Organizacja branżowa – do której należy także Infor PL, wydawca DGP – rekomenduje swoim członkom, aby uzupełnili regulaminy korzystania z treści na ich stronach internetowych wydawców o specjalne zastrzeżenie chroniące te treści przed niekontrolowanym dostępem AI. Zgodnie z nim zwielokrotnianie publikowanych przez danego wydawcę utworów - w tym systematyczne ich pobieranie przy użyciu oprogramowania lub innego zautomatyzowanego systemu (tzw. web scraping) - w celu eksploracji tekstu i danych (TDM, od: text and data mining) jest niedozwolone bez wyraźnej zgody wydawcy. W szczególności chodzi o korzystanie z publikacji prasowych do szkolenia systemów uczenia maszynowego lub sztucznej inteligencji.
Nowe prawo autorskie zmieniło zasady gry
Wiąże się to z unijną dyrektywą 790/2019 w sprawie prawa autorskiego i praw pokrewnych na jednolitym rynku cyfrowym (dyrektywa DSM). Polska implementowała ją w nowelizacji ustawy o prawie autorskim i prawach pokrewnych (tj. Dz.U. z 2024 r. poz. 1254). Wśród nowych rozwiązań znalazła się forma dozwolonego użytku w celu eksploracji tekstów i danych.
W pierwszej wersji projektu nowelizacji prawa autorskiego resort kultury zapisał, że dozwolony użytek TDM nie może służyć tworzeniu generatywnych modeli AI. Później jednak to rozwiązanie usunięto. W rezultacie z publicznie dostępnych w internecie utworów można korzystać także do trenowania AI – chyba że właściciel praw (podmiot uprawniony) dokona zastrzeżenia, wyłączając swoje dzieła spod reguły dozwolonego użytku TDM (tzw. opt-out). Taką funkcję ma pełnić udostępniony przez IWP plik.
Izba Wydawców Prasy ostrzega
Izba argumentuje, że zastrzeżenie „jest konieczne, szczególnie wobec rozwoju systemów AI, które uczone są na treściach prasowych”. Opt-out daje szansę na licencjonowanie korzystania z publikacji prasowych i pobieranie z tego tytułu opłat od podmiotów trenujących modele sztucznej inteligencji. „W przeciwnym razie masowe korzystanie z treści prasowych nie zostanie ograniczone, a wytrenowane na dziennikarskiej twórczości modele AI wkrótce zastąpią potrzebę wykorzystywania publikacji prasowych” – ostrzega IWP.

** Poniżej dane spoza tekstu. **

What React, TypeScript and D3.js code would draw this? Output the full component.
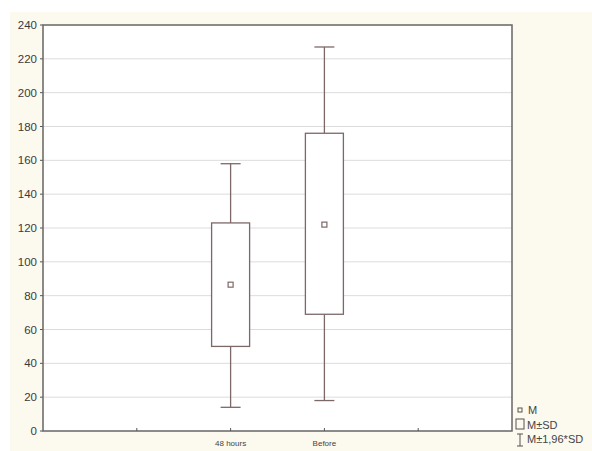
import * as d3 from "d3";

const categories = ["", "48 hours", "Before", ""];
const means = [null, 86.5, 122, null];
const sdLow = [null, 50, 69, null];
const sdHigh = [null, 123, 176, null];
const ciLow = [null, 14, 18, null];
const ciHigh = [null, 158, 227, null];
const yTicks = [0, 20, 40, 60, 80, 100, 120, 140, 160, 180, 200, 220, 240];
const legendLabels = ["M", "M±SD", "M±1,96*SD"];

const W = 592;
const H = 451;
const margin = { top: 25, right: 80, bottom: 20, left: 43 };
const stroke = "#7d6868";
const font = "Liberation Sans, Arial, sans-serif";

export default function App() {
  const x = d3.scaleLinear().domain([0, categories.length + 1]).range([margin.left, W - margin.right]);
  const y = d3.scaleLinear().domain([0, 240]).range([H - margin.bottom, margin.top]);
  const boxW = 38;
  const capW = 20;

  return (
    <svg width={W} height={H} style={{ display: "block", position: "absolute", left: 0, top: 0 }}>
      <rect x={0} y={0} width={W} height={H} fill="#ffffff" />
      <rect x={10} y={12} width={W - 10} height={H - 12} fill="#fcf9ef" />
      <rect x={margin.left} y={margin.top} width={W - margin.left - margin.right} height={H - margin.top - margin.bottom} fill="#ffffff" />
      {yTicks.map((t) => (
        <g key={t}>
          {t > 0 && t < 240 && (
            <line x1={margin.left} x2={W - margin.right} y1={y(t)} y2={y(t)} stroke="#dcdcdc" strokeWidth={1} />
          )}
          <line x1={margin.left - 3} x2={margin.left} y1={y(t)} y2={y(t)} stroke="#555" />
          <text x={margin.left - 6} y={y(t)} dy="0.35em" textAnchor="end" fontSize={11.5} fontFamily={font} fill="#3a3a3a">
            {t}
          </text>
        </g>
      ))}
      <rect x={margin.left} y={margin.top} width={W - margin.left - margin.right} height={H - margin.top - margin.bottom} fill="none" stroke="#666" strokeWidth={1.5} />
      {categories.map((c, i) => {
        const cx = x(i + 1);
        const m = means[i];
        return (
          <g key={i}>
            <line x1={cx} x2={cx} y1={y(0)} y2={y(0) - 3} stroke="#555" />
            <text x={cx} y={y(0) + 15} textAnchor="middle" fontSize={8} fontFamily={font} fill="#444">
              {c}
            </text>
            {m !== null && (
              <g stroke={stroke} fill="none" strokeWidth={1.3}>
                <line x1={cx} x2={cx} y1={y(ciHigh[i]!)} y2={y(sdHigh[i]!)} />
                <line x1={cx} x2={cx} y1={y(sdLow[i]!)} y2={y(ciLow[i]!)} />
                <line x1={cx - capW / 2} x2={cx + capW / 2} y1={y(ciHigh[i]!)} y2={y(ciHigh[i]!)} />
                <line x1={cx - capW / 2} x2={cx + capW / 2} y1={y(ciLow[i]!)} y2={y(ciLow[i]!)} />
                <rect x={cx - boxW / 2} y={y(sdHigh[i]!)} width={boxW} height={y(sdLow[i]!) - y(sdHigh[i]!)} fill="#fff" />
                <rect x={cx - 2.5} y={y(m) - 2.5} width={5} height={5} fill="#fff" strokeWidth={1.2} />
              </g>
            )}
          </g>
        );
      })}
      <g fontFamily={font} fontSize={11} fill="#444">
        <rect x={518} y={408} width={4} height={4} fill="none" stroke="#555" />
        <text x={528} y={410} dy="0.35em">{legendLabels[0]}</text>
        <rect x={516} y={419} width={8} height={10} fill="none" stroke="#555" />
        <text x={527} y={425} dy="0.35em">{legendLabels[1]}</text>
        <g stroke="#555">
          <line x1={520} x2={520} y1={434} y2={446} />
          <line x1={517} x2={523} y1={434} y2={434} />
          <line x1={517} x2={523} y1={446} y2={446} />
        </g>
        <text x={527} y={439} dy="0.35em">{legendLabels[2]}</text>
      </g>
    </svg>
  );
}
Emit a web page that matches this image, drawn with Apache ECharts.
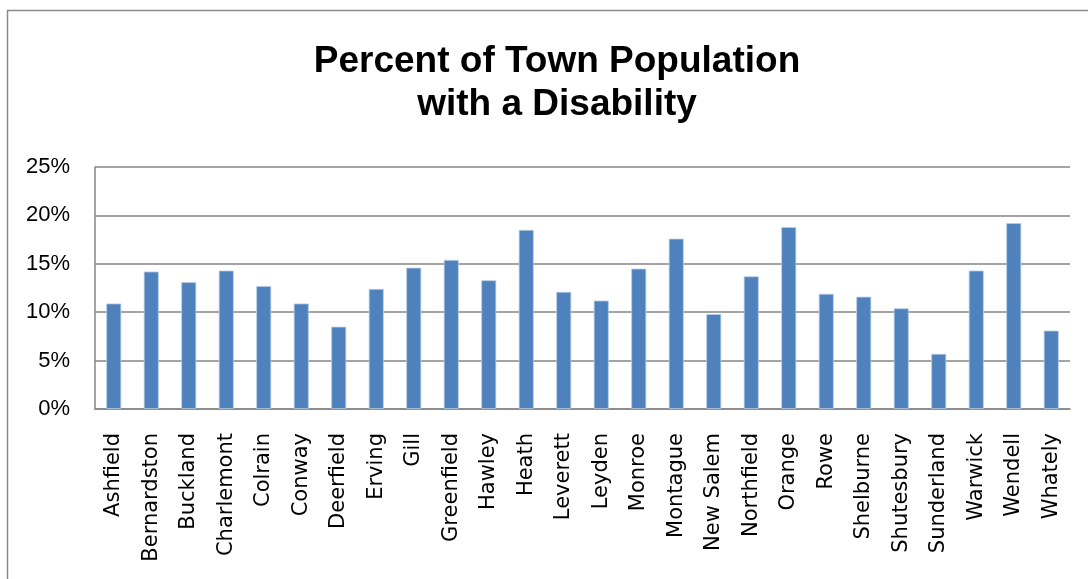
<!DOCTYPE html>
<html>
<head>
<meta charset="utf-8">
<script src="https://cdn.jsdelivr.net/npm/echarts@6/dist/echarts.min.js"></script>
<style>html,body{margin:0;padding:0;background:#fff;}#c{width:1088px;height:579px;}</style>
</head>
<body>
<div id="c"></div>
<script>
const titleLines = ['Percent of Town Population', 'with a Disability'];
const towns = ['Ashfield','Bernardston','Buckland','Charlemont','Colrain','Conway','Deerfield','Erving','Gill','Greenfield','Hawley','Heath','Leverett','Leyden','Monroe','Montague','New Salem','Northfield','Orange','Rowe','Shelburne','Shutesbury','Sunderland','Warwick','Wendell','Whately'];
const pctDisabled = [10.9,14.2,13.1,14.3,12.7,10.9,8.5,12.4,14.6,15.4,13.3,18.5,12.1,11.2,14.5,17.6,9.8,13.7,18.8,11.9,11.6,10.4,5.7,14.3,19.2,8.1];
const yTicks = [0,5,10,15,20,25];

const chart = echarts.init(document.getElementById('c'), null, {renderer:'canvas'});
chart.setOption({
  animation:false,
  backgroundColor:'#fff',
  graphic:[{type:'rect',shape:{x:7.5,y:10.5,width:1200,height:700},style:{fill:'none',stroke:'#8a8a8a',lineWidth:1.5},silent:true,z:-1}],
  title:{
    text:titleLines.join('\n'),
    left:552, top:35, textAlign:'center',
    textStyle:{fontFamily:'Liberation Sans',fontWeight:'bold',fontSize:37,lineHeight:43,color:'#000'}
  },
  grid:{left:95,right:18,top:167,bottom:170,containLabel:false},
  xAxis:{
    type:'category', data:towns,
    axisLine:{lineStyle:{color:'#868686',width:1.5}},
    axisTick:{show:false},
    axisLabel:{rotate:90,interval:0,margin:24,fontFamily:'DejaVu Sans',fontSize:21,color:'#000'}
  },
  yAxis:{
    type:'value', min:yTicks[0], max:yTicks[yTicks.length-1], interval:5,
    axisLine:{show:true,lineStyle:{color:'#868686',width:1.5}},
    axisTick:{show:false},
    axisLabel:{formatter:v=>v+'%',margin:25,fontFamily:'Liberation Sans',fontSize:22,color:'#000'},
    splitLine:{lineStyle:{color:'#868686',width:1.5}}
  },
  series:[{
    type:'bar', data:pctDisabled, barWidth:'40%',
    itemStyle:{color:'#4F81BD',borderColor:'#b9cde5',borderWidth:0.8}
  }]
});
</script>
</body>
</html>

Do podobnego działania, wtedy jeszcze niezwiązanego z AI, izba zmobilizowała wydawców w 2015 r., gdy opracowano „Notę wydawniczą” – tj. regulamin korzystania z artykułów prasowych. Funkcjonujące do dziś zastrzeżenie ma chronić prawa autorskie wydawców do treści prasowych, m.in. poprzez określenie ram, rozmiarów czy zakresów, w których można korzystać z utworów na zasadzie dozwolonego użytku.
Jakie zastrzeżenie może zatrzymać sztuczną inteligencję
W Europie nie ukształtował się jeszcze standard zastrzeżeń skutecznie powstrzymujących sztuczną inteligencję przed bezumownym korzystaniem z chronionych utworów. Polska ustawa w ślad za dyrektywą DSM stwierdza, że w przypadku udostępniania online „zastrzeżenia dokonuje się w formacie przeznaczonym do odczytu maszynowego”. Zastrzeżenie dokonane w regulaminie serwisu, w języku naturalnym, za wystarczające uznał we wrześniu ub.r. sąd w Hamburgu w sporze pomiędzy autorem zdjęć udostępnionych w internetowej bazie a organizacją szkolącą AI. Jak stwierdził sąd, skoro podmioty rozwijające AI korzystają z dozwolonego użytku, by tworzyć coraz potężniejsze modele rozumiejące treści – to można oczekiwać, że użyją już istniejącej technologii AI do odczytania zastrzeżenia dokonanego w języku naturalnym, używanym przez ludzi (sprawa 310 O 227/23).
O uregulowanie kwestii karmienia AI redakcyjnymi treściami zabiegają też wydawcy za oceanem. Np. wydawca „The New York Times” jeszcze w grudniu 2023 r. pozwał Microsoft i OpenAI za bezprawne kopiowanie artykułów gazety przez ChatGPT.